Tuesday, July 24, 2018

STAYING HUMAN IN INHUMAN TIMES

In 1601, Shakespeare wrote these exquisite lines about our potential as human beings:

"What a piece of work is man, How noble in reason, how infinite in faculty, In form and moving how express and admirable, In action how like an Angel, In apprehension how like a god, The beauty of the world, The paragon of animals."

 
 Michelangelo's David
the Academia, Florence
Credit: REA

Shakespeare was not the first or the last to express a grand vision of what an individual human can be. Hamlet followed Michelangelo's David--an immortal illustration of a courageous individual facing an overpowering adversary--by a century, and preceded the Age of Enlightenment by many decades. From the 1680s until the end of the next century, philosophers, scientists and enlightened leaders--including the framers of the Declaration of Independence and the US Constitution--developed and advanced similar ideals, summed up by the German philosopher Emmanuel Kant as:

". . . the courage to use one's own mind without another's guidance. Dare to Know! . . . Have the courage to use your own understanding."
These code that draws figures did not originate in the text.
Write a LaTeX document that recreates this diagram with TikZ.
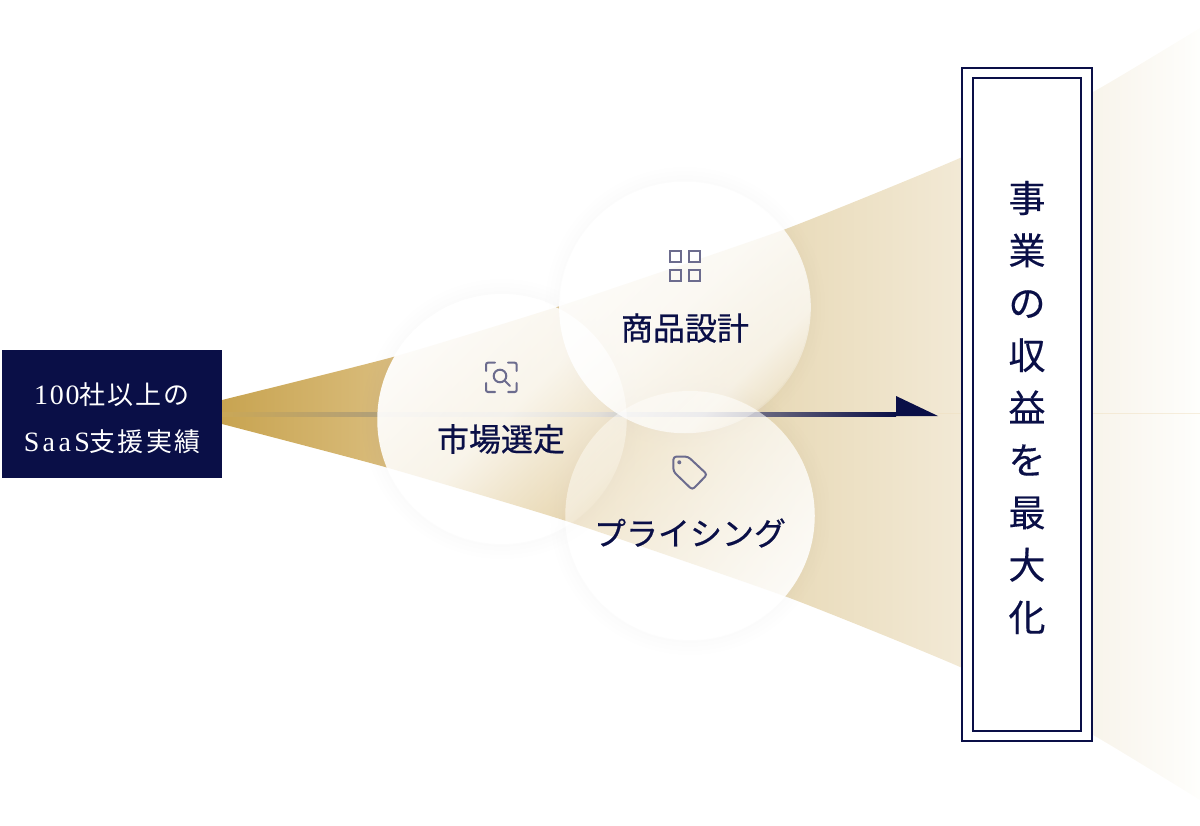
\documentclass[tikz,border=0pt]{standalone}
\usepackage{fontspec}
\usetikzlibrary{fadings,shapes.geometric}
\setmainfont{Noto Sans CJK JP}
\newfontfamily\latinf{Liberation Serif}
\newfontfamily\lblf[FakeBold=0.6]{Noto Sans CJK JP}
\newfontfamily\vertf[FakeBold=0.35]{Noto Sans CJK JP}
\definecolor{navy}{HTML}{0A0F47}
\definecolor{iconc}{HTML}{6C6C8E}
\definecolor{faintl}{HTML}{F0E0C0}
\definecolor{c1}{HTML}{C8A451}
\definecolor{c2}{HTML}{DABD7D}
\definecolor{c3}{HTML}{E9DBBA}
\definecolor{c4}{HTML}{F2E9D5}
\definecolor{c5}{HTML}{F8F4EB}
\definecolor{c6}{HTML}{FEFEFC}
\definecolor{l1}{HTML}{C9A757}
\definecolor{l2}{HTML}{B3A077}
\definecolor{l3}{HTML}{C4BDAE}
\definecolor{l4}{HTML}{6A6880}
\pgfdeclarehorizontalshading{coneshade}{100bp}{
  color(0bp)=(c1); color(25bp)=(c1); color(33.74bp)=(c2); color(53.79bp)=(c3);
  color(62.73bp)=(c4); color(69.53bp)=(c5); color(75bp)=(c6); color(100bp)=(c6)}
\pgfdeclarehorizontalshading{lineshade}{100bp}{
  color(0bp)=(l1); color(25bp)=(l1); color(36bp)=(l2); color(53bp)=(l3);
  color(64.9bp)=(l4); color(75bp)=(navy); color(100bp)=(navy)}
\pgfdeclareverticalshading{fsA}{100bp}{
  color(0bp)=(transparent!90); color(25bp)=(transparent!90); color(28bp)=(transparent!70);
  color(44.5bp)=(transparent!30); color(50bp)=(transparent!18); color(75bp)=(transparent!4); color(100bp)=(transparent!4)}
\pgfdeclarefading{fadeA}{\pgfuseshading{fsA}}
\pgfdeclareverticalshading{fsB}{100bp}{
  color(0bp)=(transparent!80); color(25bp)=(transparent!80); color(26bp)=(transparent!68);
  color(32.5bp)=(transparent!35); color(50bp)=(transparent!15); color(75bp)=(transparent!3); color(100bp)=(transparent!3)}
\pgfdeclarefading{fadeB}{\pgfuseshading{fsB}}
\tikzfading[name=fadeC, top color=transparent!58, bottom color=transparent!12]
\tikzset{
  lbl/.style={text=navy, font=\fontsize{32}{32}\lblf, inner sep=0pt},
  ic/.style={draw=iconc, line width=2pt},
  halo/.style={black!30, opacity=.01, even odd rule},
}
\begin{document}
\begin{tikzpicture}[x=1pt,y=-1pt]
\useasboundingbox (0,0) rectangle (1200,826);
% cone
\shade[shading=coneshade]
  plot[smooth,tension=.3] coordinates {(222,400) (393,357) (560,306) (783,230) (960,158) (1093,92) (1200,28)}
  -- plot[smooth,tension=.3] coordinates {(1200,800) (1093,735) (960,667) (787,597) (563,520) (385,467) (222,424)} -- cycle;
% faint continuation
\draw[draw=faintl,opacity=.5,line width=.8pt] (938,413.5) -- (1200,413.5);
% source
\node[fill=navy, minimum width=220pt, minimum height=128pt, inner sep=0pt, outer sep=0pt] (source) at (112,414) {};
\node[text=white, inner sep=0pt, align=center, font=\fontsize{26}{47}\selectfont\addfontfeature{LetterSpace=8}] (sourcetxt) at (112,418)
  {{\latinf\fontsize{28}{47}\selectfont\addfontfeature{LetterSpace=6}100}社以上の\\
   {\latinf\fontsize{28}{47}\selectfont\addfontfeature{LetterSpace=12}SaaS}支援実績};
% arrow
\coordinate (lineA) at (222,412);
\coordinate (lineB) at (896,416);
\coordinate (tipT) at (896,396);
\coordinate (tipE) at (938,416);
\shade[shading=lineshade] (lineA) rectangle (lineB);
\fill[navy] (tipT) -- (tipE) -- (lineB) -- cycle;
% halos
\foreach \c/\q in {(502,419)/1,(685,307)/2,(690,515)/3}{
  \foreach \r in {128,132,136,140}{
    \fill[halo] \c circle[radius=125] \c circle[radius=\r];
  }
}
% circles
\fill[white, path fading=fadeA, fading angle=45] (502,419) circle[radius=125];
\fill[white, path fading=fadeB, fading angle=45] (685,307) circle[radius=126];
\fill[white, path fading=fadeC, fading angle=45] (690,515) circle[radius=125];
% labels
\node[lbl] (market) at (501,439) {市場選定};
\node[lbl] (product) at (685,328) {商品設計};
\node[lbl] (pricing) at (690,533) {プライシング};
% grid icon
\draw[ic] (670,251) rectangle (681,262);
\draw[ic] (689,251) rectangle (700,262);
\draw[ic] (670,270) rectangle (681,281);
\draw[ic] (689,270) rectangle (700,281);
% search icon
\draw[ic,rounded corners=2pt,line cap=round] (486,371) -- (486,362.7) -- (495,362.7);
\draw[ic,rounded corners=2pt,line cap=round] (508,362.7) -- (516.7,362.7) -- (516.7,371);
\draw[ic,rounded corners=2pt,line cap=round] (516.7,383) -- (516.7,392) -- (508,392);
\draw[ic,rounded corners=2pt,line cap=round] (495,392) -- (486,392) -- (486,383);
\draw[ic] (500,376) circle[radius=6.3];
\draw[ic,line cap=round] (504.7,380.7) -- (510,386);
% tag icon
\draw[ic,rounded corners=3pt] (673.4,456.6) -- (688,456.6) -- (707.2,474.5) -- (692.3,489.8) -- (673.4,471.5) -- cycle;
\fill[iconc] (679.3,462.3) circle[radius=2];
% target
\node[draw=navy, fill=white, line width=2pt, minimum width=130pt, minimum height=673pt, inner sep=0pt] (target) at (1027,404.5) {};
\node[draw=navy, fill=white, line width=2pt, minimum width=108pt, minimum height=653pt, inner sep=0pt] (targetinner) at (1027,404.5) {};
\node[text=navy, inner sep=0pt, align=center, font=\fontsize{37}{52.4}\vertf] (targettxt) at (1027,407.5)
  {事\\業\\の\\収\\益\\を\\最\\大\\化};
\end{tikzpicture}
\end{document}
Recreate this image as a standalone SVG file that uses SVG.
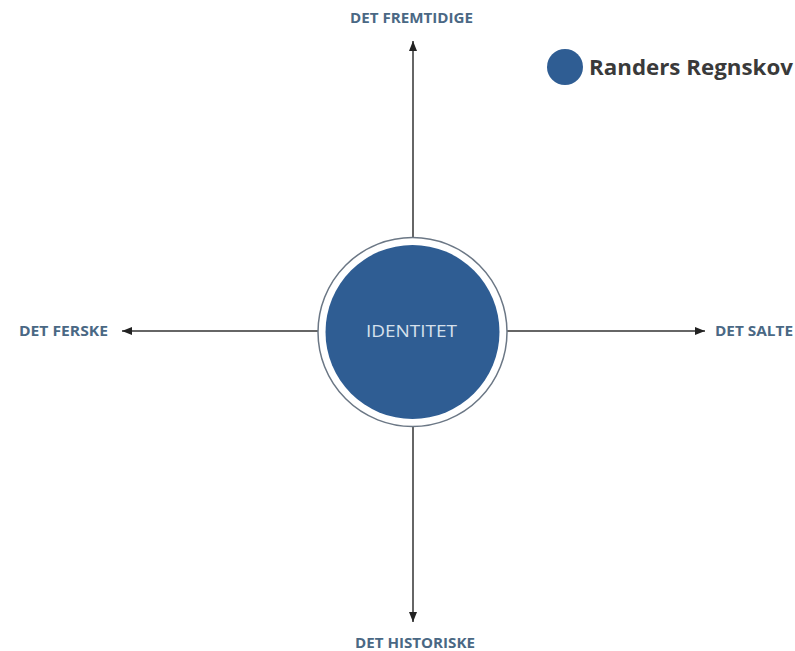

We find ourselves today in a situation where our government, many of our leaders, and other powers  including giant corporations, are bidding or manipulating us to act in ways, or go along with actions, that are inhuman, immoral, and intrinsically disgusting. One example is the Trump/Sessions decision to separate children, even infants, from their parents for purely political reasons, with no plan in place to reunite them or even care for them adequately.

Whether you identify yourself as a Republican, a Democrat, a member of the Tea Party, an Independent, a Libertarian, an Evangelical, an atheist, an advocate of some other group or cause, or none of the above, should not make any difference; tearing children from their parents' arms is simply and terribly wrong.

In this case, the outraged response of millions of people plus rejection by the courts forced the Trump administration to change course and begin to reunite the families it had torn apart. Tragically, many families are still separated, some may never be reunited*, and many children may have been irreparably traumatized by this policy.

However, with Trump and his administration still in power, and with a Congress and, increasingly, a judiciary willing to support him, and with implacable corporations seeking to maximize profits at any cost, we can be sure that this will not be the last outrageous and morally repugnant policy that we, the citizens of the United States, will be expected to accept and implement. Whether it is the grindingly slow pace of reuniting families, the horrible conditions immigrants face in our privatized prison system, the killing of innocent civilians in drone strikes, discharging immigrant soldiers, polluting the environment, destabilizing the climate, or, perhaps the worst case scenario, going to war with Iran or North Korea, we will inevitably be confronted by stark choices between our human values and national or corporate policies.

Clearly there are many people and groups who would like nothing more than to ring a dark curtain down on the Enlightenment, and replace its ideals of the value, rights  and responsibilities of each individual human being with a mindless and amoral obedience to (their) authority. As Trump said about North Korea's absolute ruler, Kim Jong Un, "He speaks and his people sit up at attention. I want my people to do the same."

At any given time, most of us will be bystanders or witnesses to these events. I would argue that this is not a time for passivity or inaction; we all need to speak out and act as our conscience dictates. Inevitably, however, some of us will be on the front lines of current or coming events. You may be an ICE or DHS agent, a prison guard, a lawyer being asked to justify an immoral policy, a psychologist asked to advise on torture, a pilot or flight attendant transporting immigrant children, a drone pilot asked to bomb "targets" thousands of miles away, or someone high or low in any number of organizations. If you are being asked or expected to do something that you find morally repugnant, I would plead with you to have the courage to blow the whistle, resist or refuse.

Here's a great example from a very courageous young woman who calmly stood her ground and single-handedly stopped a deportation--bravo to Elin Ersson

Dictators, tyrants, cult leaders and abusers of all kinds rely on followers willing to do their bidding. Let's recognize that any of us may find ourselves somewhere in their sphere of influence or line of command, and in preparation make our own declaration of independence. If, as Kant said, we have the courage to use and act on our own understanding, perhaps then we will see the results of following the better angels of our nature rather than the whims and wishes of the narcissists, fanatics, idealogues, oe the most profit- or power-hungry among us.

REA

*The latest reports indicates that it may take years to reunite many of these immigrant parents and children.  Why? Mark Greenberg, a fellow at the Immigrant Policy Institute, explains, shockingly, that ". . . there wasn't initial tracking to maintain a link between parents and their children."

The failure of the Trump administration even to maintain adequate records to eventually allow parents and children to find each other and be reunited is detailed in a recently released 25-page report by the US Office of the Inspector General. You can read the entire report here. The callous cruelty of this policy and the way it was carried out are profoundly repugnant.